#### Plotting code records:
__________________________________________________
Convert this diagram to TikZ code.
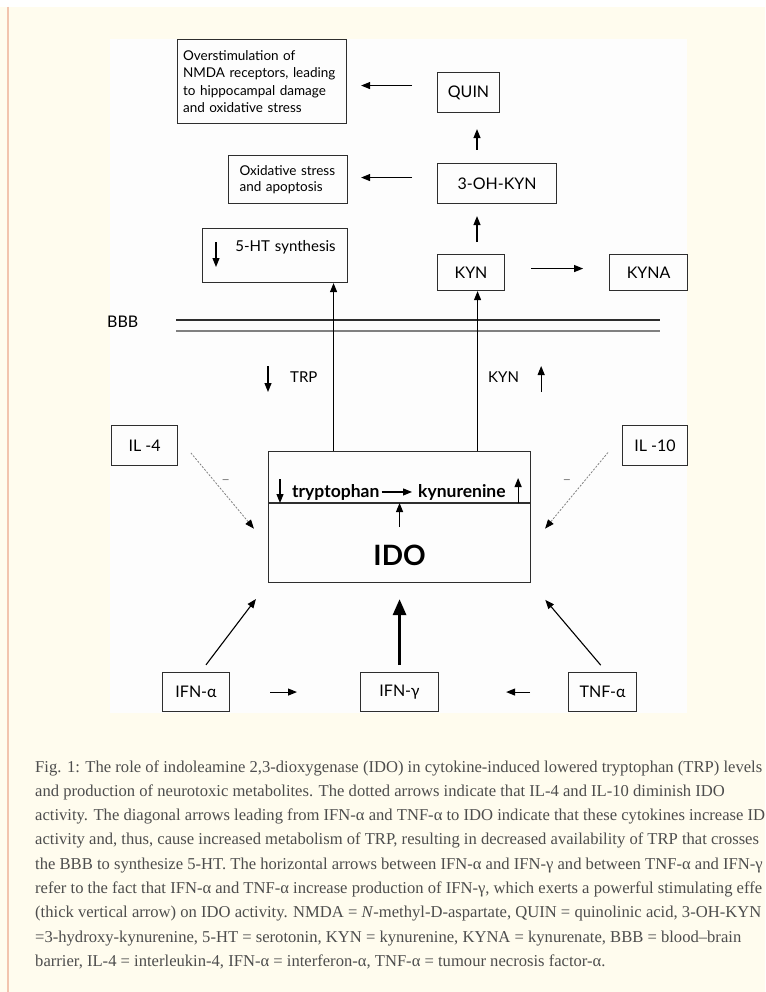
\documentclass[tikz,border=0pt]{standalone}
\usepackage{fontspec}
\setmainfont{Liberation Serif}
\setsansfont{Lato}
\usetikzlibrary{positioning, arrows.meta, calc}
\definecolor{pagecream}{HTML}{FFFCEE}
\definecolor{edgepink}{HTML}{F2C4AE}
\definecolor{figwhite}{HTML}{FDFDFD}
\definecolor{inkgray}{HTML}{2E2E2E}
\definecolor{capgray}{HTML}{4D4D4D}
\tikzset{
  box/.style     = {rectangle, draw=inkgray, line width=1.1pt, align=center,
                    inner sep=0pt, anchor=north west,
                    font=\sffamily\fontsize{16}{18}\selectfont},
  effect/.style  = {align=left, inner xsep=6pt,
                    font=\sffamily\fontsize{13.5}{17.5}\selectfont},
  rowtxt/.style  = {inner sep=0pt, font=\sffamily\bfseries\fontsize{17.5}{19}\selectfont},
  lab/.style     = {inner sep=0pt, font=\sffamily\fontsize{15}{17}\selectfont},
  minus/.style   = {inner sep=0pt, text=gray, font=\sffamily\fontsize{15}{17}\selectfont},
  arr/.style     = {draw=black, line width=1.1pt, -{Triangle[length=9pt,width=7pt]}},
  bigarr/.style  = {draw=black, line width=3pt, -{Triangle[length=16pt,width=13pt]}},
  dotarr/.style  = {draw=gray, line width=0.8pt, dash pattern=on 2pt off 1.5pt,
                    -{Triangle[length=9pt,width=7pt,color=black]}},
  barrier/.style = {draw=inkgray, line width=1.6pt},
  caption/.style = {inner sep=0pt, anchor=base west, text=capgray,
                    font=\rmfamily\fontsize{16.6}{18}\selectfont},
}

\begin{document}
\begin{tikzpicture}[x=1pt, y=-1pt]
\useasboundingbox (0,0) rectangle (765,992);
\clip (0,0) rectangle (765,992);

% page and figure background
\fill[white] (0,0) rectangle (765,7);
\fill[pagecream] (0,7) rectangle (765,992);
\draw[edgepink, line width=1.5pt] (8,7) -- (8,992);
\fill[figwhite] (110,39) rectangle (687,713);

% Top: kynurenine pathway above the barrier
\node (quin) [box, minimum width=62, minimum height=40] at (437,72) {QUIN};
\node (ohkyn) [box, minimum width=119, minimum height=40] at (437,163) {3-OH-KYN};
\node (kyn) [box, minimum width=67, minimum height=36] at (437,254) {KYN};
\node (kyna) [box, minimum width=78, minimum height=36, right=104pt of kyn] {KYNA};

\node (overstim) [box, effect, inner xsep=5.5pt, minimum width=169, minimum height=84, text width=158] at (177,39)
  {Overstimulation of\\NMDA receptors, leading\\to hippocampal damage\\and oxidative stress};
\node (oxid) [box, effect, inner xsep=11pt, minimum width=119, minimum height=48, text width=97,
  font=\sffamily\fontsize{13.5}{16}\selectfont] at (228,155) {Oxidative stress\\and apoptosis};
\node (ht) [box, align=right, inner xsep=12pt, text width=121, text height=17, text depth=25,
  minimum width=145, minimum height=54, font=\sffamily\fontsize{15}{17}\selectfont] at (202,228) {5-HT synthesis};

\draw [arr, shorten <=25, shorten >=14] ([yshift=7]quin.west) -- ([yshift=7]quin.west -| overstim.east);
\draw [arr, shorten <=25, shorten >=13] ([yshift=6]ohkyn.west) -- ([yshift=6]ohkyn.west -| oxid.east);
\draw [arr, shorten <=13, shorten >=16] ([xshift=40]ohkyn.north west) -- ([xshift=40]ohkyn.north west |- quin.south);
\draw [arr, shorten <=12, shorten >=12] ([xshift=40]kyn.north west) -- ([xshift=40]kyn.north west |- ohkyn.south);
\draw [arr, shorten <=26, shorten >=26] ([yshift=4]kyn.east) -- ([yshift=4]kyn.east -| kyna.west);
\draw [arr] ([xshift=14,yshift=-14]ht.north west) -- ([xshift=14,yshift=-39]ht.north west);

% Blood-brain barrier
\node (bbb) [lab, anchor=west, font=\sffamily\fontsize{16}{18}\selectfont] at (107,322) {BBB};
\draw [barrier] (176,320) -- (660,320);
\draw [barrier, draw=gray] (176,331) -- (660,331);

\node (trplab) [lab, anchor=west] at (290,377) {TRP};
\node (kynlab) [lab, anchor=west] at (488,377) {KYN};
\draw [arr] ([xshift=-22,yshift=11]trplab.west) -- ([xshift=-22,yshift=-15]trplab.west);
\draw [arr] ([xshift=22,yshift=-15]kynlab.east) -- ([xshift=22,yshift=11]kynlab.east);

% IDO box with the tryptophan -> kynurenine row
\node (ido) [box, minimum width=262, minimum height=131, inner ysep=0pt, text height=97, text depth=0,
  font=\sffamily\bfseries\fontsize{28}{30}\selectfont] at (268,451) {IDO};
\draw [draw=inkgray, line width=1.1pt] ([yshift=-52]ido.north west) -- ([yshift=-52]ido.north east);
\node (trp) [rowtxt, anchor=base west] at (292,497) {tryptophan};
\node (kynr) [rowtxt, anchor=base west] at (418,497) {kynurenine};
\draw [arr, shorten <=2, shorten >=6] (trp) -- (kynr);
\draw [arr] ([xshift=12,yshift=-28]ido.north west) -- ([xshift=12,yshift=-52]ido.north west);
\draw [arr] ([xshift=-13,yshift=-52]ido.north east) -- ([xshift=-13,yshift=-27]ido.north east);
\draw [arr] ([yshift=-76]ido.north) -- ([yshift=-52]ido.north);

\draw [arr] ([xshift=-66]ido.north) -- ([xshift=-66]ido.north |- ht.south);
\draw [arr] ([xshift=78]ido.north) -- ([xshift=78]ido.north |- kyn.south);

% Cytokines
\node (il4) [box, minimum width=66, minimum height=40] at (111,425) {IL -4};
\node (il10) [box, minimum width=65, minimum height=40] at (622,425) {IL -10};
\node (ifna) [box, minimum width=67, minimum height=39] at (162,672) {IFN-α};
\node (ifng) [box, minimum width=78, minimum height=39] at (360,672) {IFN-γ};
\node (tnfa) [box, minimum width=68, minimum height=39] at (568,672) {TNF-α};

\draw [dotarr, shorten <=20, shorten >=22] ([yshift=8]il4.east) --
  node [minus, pos=0.41, right=6pt] {–} ([yshift=-28.5]ido.west);
\draw [dotarr, shorten <=22, shorten >=22] ([yshift=10]il10.west) --
  node [minus, pos=0.42, left=12pt] {–} ([yshift=-28.5]ido.east);
\draw [arr, shorten <=9, shorten >=20] ([xshift=4.5]ifna.north) -- (ido.south west);
\draw [arr, shorten <=9, shorten >=22] ([xshift=4]tnfa.north) -- (ido.south east);
\draw [bigarr, shorten <=7, shorten >=16] (ifng.north) -- (ido.south);
\draw [arr, shorten <=40, shorten >=63] (ifna) -- (ifng);
\draw [arr, shorten <=38, shorten >=67] (tnfa) -- (ifng);

% Caption (lines end where the page cuts them)
\foreach \txt [count=\i] in {
  {Fig. 1: The role of indoleamine 2,3-dioxygenase (IDO) in cytokine-induced lowered tryptophan (TRP) levels},
  {and production of neurotoxic metabolites. The dotted arrows indicate that IL-4 and IL-10 diminish IDO},
  {activity. The diagonal arrows leading from IFN-α and TNF-α to IDO indicate that these cytokines increase ID},
  {activity and, thus, cause increased metabolism of TRP, resulting in decreased availability of TRP that crosses},
  {the BBB to synthesize 5-HT. The horizontal arrows between IFN-α and IFN-γ and between TNF-α and IFN-γ},
  {refer to the fact that IFN-α and TNF-α increase production of IFN-γ, which exerts a powerful stimulating effe},
  {(thick vertical arrow) on IDO activity. NMDA = \textit{N}-methyl-D-aspartate, QUIN = quinolinic acid, 3-OH-KYN},
  {=3-hydroxy-kynurenine, 5-HT = serotonin, KYN = kynurenine, KYNA = kynurenate, BBB = blood–brain},
  {barrier, IL-4 = interleukin-4, IFN-α = interferon-α, TNF-α = tumour necrosis factor-α.}}
  \node (cap\i) [caption] at (35, {747.7+24.3*\i}) {\txt};

\end{tikzpicture}
\end{document}
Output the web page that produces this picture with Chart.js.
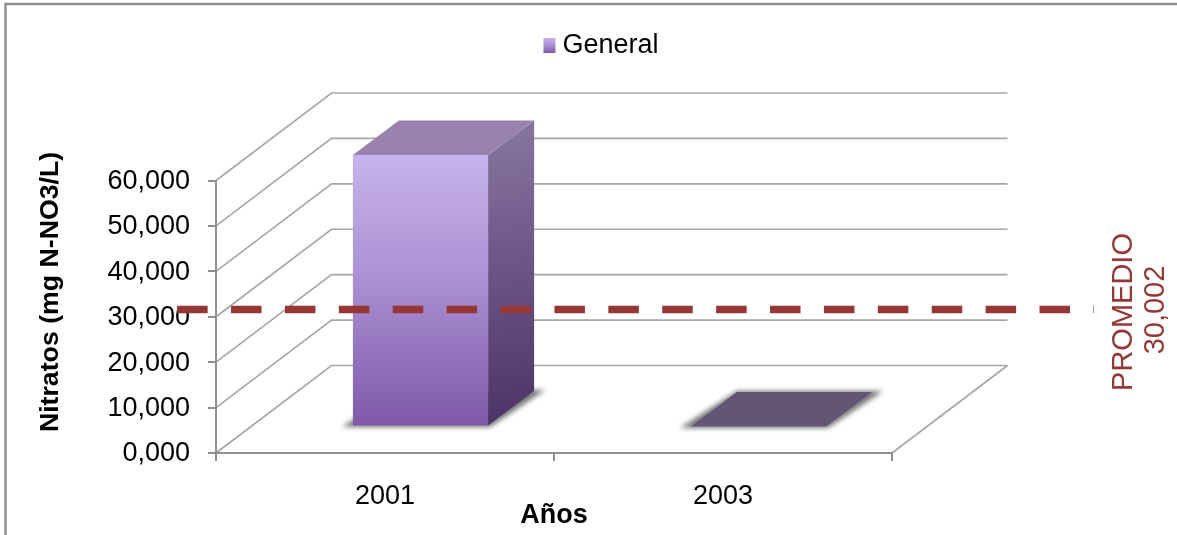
<!DOCTYPE html>
<html>
<head>
<meta charset="utf-8">
<style>html,body{margin:0;padding:0;background:#fff}#w{width:1177px;height:535px;position:relative}canvas{filter:blur(0.4px)}</style>
<script src="https://cdn.jsdelivr.net/npm/chart.js@4"></script>
</head>
<body>
<div id="w"><canvas id="c"></canvas></div>
<script>
const categories = ['2001', '2003'];
const seriesName = 'General';
const generalValues = [59.8, 0];
const promedioValue = 30.002;
const promedioLabel = ['PROMEDIO', '30,002'];
const yTitle = 'Nitratos (mg N-NO3/L)';
const xTitle = 'Años';

const FONT = '"Liberation Sans", Arial, sans-serif';
const FS = 27;
const AXIS = '#8f8f8f', GRID = '#a6a6a6', RED = '#953735';
const DEPTH = {x: 115.5, y: -87.5};        // full depth of the 3D box
const FRONT = {x: 35.5, y: -26.5};         // front plane of the bars
const BAR_D = {x: 46, y: -34.5};           // depth of a bar
const topColors = ['#9782b0', '#635574'];

function vGrad(ctx, y0, y1, stops) {
  const g = ctx.createLinearGradient(0, y0, 0, y1);
  stops.forEach(s => g.addColorStop(s[0], s[1]));
  return g;
}
const FACE = [[0, '#c8b3ec'], [0.45, '#ab91d3'], [1, '#7e59a8']];

// The library splits a category slot between the x axes in use, so the bar sits
// half a bar left of the category centre; frontShift re-centres it on the tick.
const frontShift = el => FRONT.x + el.width / 2;

const plugin3d = {
  id: 'plugin3d',
  beforeDraw(chart) {
    const {ctx, scales: {x, y}} = chart;
    ctx.save();
    ctx.strokeStyle = '#8f8f8f'; ctx.lineWidth = 2.5;
    ctx.beginPath(); ctx.moveTo(5.5, 535); ctx.lineTo(5.5, 4); ctx.lineTo(1177, 4); ctx.stroke();
    ctx.strokeStyle = GRID; ctx.lineWidth = 1.6;
    y.ticks.forEach(t => {
      const py = y.getPixelForValue(t.value);
      ctx.beginPath();
      ctx.moveTo(x.left, py);
      ctx.lineTo(x.left + DEPTH.x, py + DEPTH.y);
      ctx.lineTo(x.right + DEPTH.x, py + DEPTH.y);
      ctx.stroke();
    });
    const by = y.getPixelForValue(0);
    ctx.beginPath();
    ctx.moveTo(x.right, by);
    ctx.lineTo(x.right + DEPTH.x, by + DEPTH.y);
    ctx.stroke();
    ctx.restore();
  },
  beforeDatasetDraw(chart, args) {
    if (args.index !== 0) return;
    const {ctx} = chart;
    const els = args.meta.data;
    ctx.save();
    els.forEach(el => {
      const sx = frontShift(el);
      const l = el.x - el.width / 2 + sx, r = el.x + el.width / 2 + sx, b = el.base + FRONT.y;
      ctx.save();
      ctx.filter = 'blur(2.5px)';
      ctx.fillStyle = '#777777';
      ctx.beginPath();
      ctx.moveTo(l - 11, b + 1.5);
      ctx.lineTo(r + 2, b + 1.5);
      ctx.lineTo(r + BAR_D.x + 11, b + BAR_D.y - 1);
      ctx.lineTo(l + BAR_D.x, b + BAR_D.y - 1);
      ctx.closePath();
      ctx.fill();
      ctx.restore();
    });
    ctx.translate(frontShift(els[0]), FRONT.y);
  },
  afterDatasetDraw(chart, args) {
    if (args.index !== 0) return;
    const {ctx} = chart;
    ctx.restore();
    args.meta.data.forEach((el, i) => {
      const sx = frontShift(el);
      const l = el.x - el.width / 2 + sx, r = el.x + el.width / 2 + sx;
      const t = el.y + FRONT.y, b = el.base + FRONT.y;
      ctx.save();
      if (b - t > 1) {
        const g = ctx.createLinearGradient(r, t + BAR_D.y, r + BAR_D.x, b);
        g.addColorStop(0, '#8a77a1');
        g.addColorStop(0.5, '#6a5386');
        g.addColorStop(1, '#4a3465');
        ctx.fillStyle = g;
        ctx.beginPath();
        ctx.moveTo(r, t); ctx.lineTo(r + BAR_D.x, t + BAR_D.y);
        ctx.lineTo(r + BAR_D.x, b + BAR_D.y); ctx.lineTo(r, b);
        ctx.closePath(); ctx.fill();
      }
      ctx.fillStyle = topColors[i];
      ctx.beginPath();
      ctx.moveTo(l, t); ctx.lineTo(r, t);
      ctx.lineTo(r + BAR_D.x, t + BAR_D.y); ctx.lineTo(l + BAR_D.x, t + BAR_D.y);
      ctx.closePath(); ctx.fill();
      ctx.restore();
    });
  },
  afterDraw(chart) {
    const {ctx} = chart;
    ctx.save();
    // legend swatch
    const hb = chart.legend.legendHitBoxes[0];
    const cy = hb.top + hb.height / 2;
    ctx.fillStyle = vGrad(ctx, cy - 7.5, cy + 7.5, FACE);
    ctx.fillRect(hb.left, cy - 7.5, 12, 15);
    ctx.textAlign = 'center';
    ctx.textBaseline = 'middle';
    ctx.save();
    ctx.translate(51, 292);
    ctx.rotate(-Math.PI / 2);
    ctx.font = 'bold 26.7px ' + FONT;
    ctx.fillStyle = '#000';
    ctx.fillText(yTitle, 0, 0);
    ctx.restore();
    ctx.fillStyle = RED;
    ctx.font = '29px ' + FONT;
    ctx.save();
    ctx.translate(1123.5, 312);
    ctx.rotate(-Math.PI / 2);
    ctx.fillText(promedioLabel[0], 0, 0);
    ctx.restore();
    ctx.save();
    ctx.translate(1156, 310);
    ctx.rotate(-Math.PI / 2);
    ctx.fillText(promedioLabel[1], 0, 0);
    ctx.restore();
    ctx.restore();
  }
};

new Chart(document.getElementById('c'), {
  type: 'bar',
  plugins: [plugin3d],
  data: {
    labels: categories,
    datasets: [
      {
        label: seriesName,
        data: generalValues,
        order: 1,
        clip: false,
        categoryPercentage: 0.8,
        barPercentage: 1,
        borderWidth: 0,
        backgroundColor(c) {
          const s = c.chart.scales;
          if (!s.y) return '#ab91d3';
          return vGrad(c.chart.ctx, s.y.getPixelForValue(generalValues[0]), s.y.getPixelForValue(0), FACE);
        }
      },
      {
        type: 'line',
        label: 'PROMEDIO',
        data: [{x: -0.0575, y: promedioValue}, {x: 1.2988, y: promedioValue}],
        xAxisID: 'x2',
        yAxisID: 'y2',
        order: 0,
        clip: false,
        borderColor: RED,
        borderWidth: 7.5,
        borderDash: [30.5, 23.4],
        borderCapStyle: 'butt',
        pointRadius: 0,
        fill: false
      }
    ]
  },
  options: {
    responsive: true,
    maintainAspectRatio: false,
    animation: false,
    layout: {padding: {left: 25, right: 0, top: 0, bottom: 0}},
    plugins: {
      tooltip: {enabled: false},
      legend: {
        position: 'top',
        labels: {
          color: '#000',
          font: {family: FONT, size: FS},
          padding: 32,
          boxWidth: 5.5,
          boxHeight: 15,
          generateLabels() {
            return [{
              text: seriesName,
              datasetIndex: 0,
              fillStyle: 'rgba(0,0,0,0)',
              strokeStyle: 'rgba(0,0,0,0)',
              lineWidth: 0,
              fontColor: '#000'
            }];
          }
        }
      }
    },
    scales: {
      x: {
        type: 'category',
        position: 'bottom',
        afterFit: s => { s.height = 82; },
        grid: {offset: true, drawOnChartArea: false, drawTicks: true, tickLength: 8, color: AXIS, lineWidth: 2},
        border: {color: AXIS, width: 2},
        ticks: {color: '#000', font: {family: FONT, size: FS}, padding: 19, maxRotation: 0},
        title: {display: true, text: xTitle, color: '#000', font: {family: FONT, size: FS, weight: 'bold'}, padding: {top: 0, bottom: 3}}
      },
      y: {
        type: 'linear',
        position: 'left',
        min: 0,
        max: 60,
        afterFit: s => { s.width = 191; },
        grid: {drawOnChartArea: false, drawTicks: true, tickLength: 8, color: AXIS, lineWidth: 2},
        border: {color: AXIS, width: 2},
        ticks: {
          stepSize: 10,
          color: '#000',
          font: {family: FONT, size: FS},
          padding: 18,
          labelOffset: 1,
          callback: v => v.toFixed(3).replace('.', ',')
        }
      },
      x2: {
        type: 'linear',
        position: 'top',
        offset: false,
        min: 0,
        max: 1,
        afterFit: s => { s.height = 111.5; },
        grid: {display: false},
        border: {display: false},
        ticks: {display: false}
      },
      y2: {
        type: 'linear',
        position: 'right',
        min: -1.62,
        max: 58.38,
        afterFit: s => { s.width = 285; },
        grid: {display: false},
        border: {display: false},
        ticks: {display: false}
      }
    }
  }
});
</script>
</body>
</html>
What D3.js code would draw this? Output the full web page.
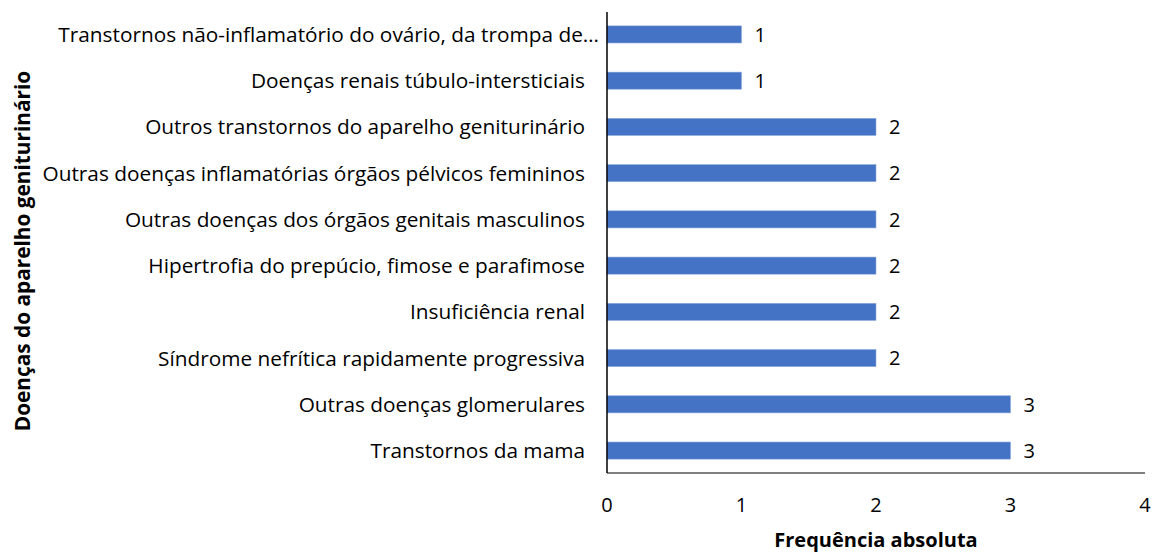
__________________________________________________
#### THE TASK:
Copy out exactly the material that runs from the line with "Output the web" to the line with "const frontShift = el", ends included, and leave the pictures behind.

#### COMPLETED TASK:
Output the web page that produces this picture with Chart.js.
<!DOCTYPE html>
<html>
<head>
<meta charset="utf-8">
<style>html,body{margin:0;padding:0;background:#fff}#w{width:1177px;height:535px;position:relative}canvas{filter:blur(0.4px)}</style>
<script src="https://cdn.jsdelivr.net/npm/chart.js@4"></script>
</head>
<body>
<div id="w"><canvas id="c"></canvas></div>
<script>
const categories = ['2001', '2003'];
const seriesName = 'General';
const generalValues = [59.8, 0];
const promedioValue = 30.002;
const promedioLabel = ['PROMEDIO', '30,002'];
const yTitle = 'Nitratos (mg N-NO3/L)';
const xTitle = 'Años';

const FONT = '"Liberation Sans", Arial, sans-serif';
const FS = 27;
const AXIS = '#8f8f8f', GRID = '#a6a6a6', RED = '#953735';
const DEPTH = {x: 115.5, y: -87.5};        // full depth of the 3D box
const FRONT = {x: 35.5, y: -26.5};         // front plane of the bars
const BAR_D = {x: 46, y: -34.5};           // depth of a bar
const topColors = ['#9782b0', '#635574'];

function vGrad(ctx, y0, y1, stops) {
  const g = ctx.createLinearGradient(0, y0, 0, y1);
  stops.forEach(s => g.addColorStop(s[0], s[1]));
  return g;
}
const FACE = [[0, '#c8b3ec'], [0.45, '#ab91d3'], [1, '#7e59a8']];

// The library splits a category slot between the x axes in use, so the bar sits
// half a bar left of the category centre; frontShift re-centres it on the tick.
const frontShift = el => FRONT.x + el.width / 2;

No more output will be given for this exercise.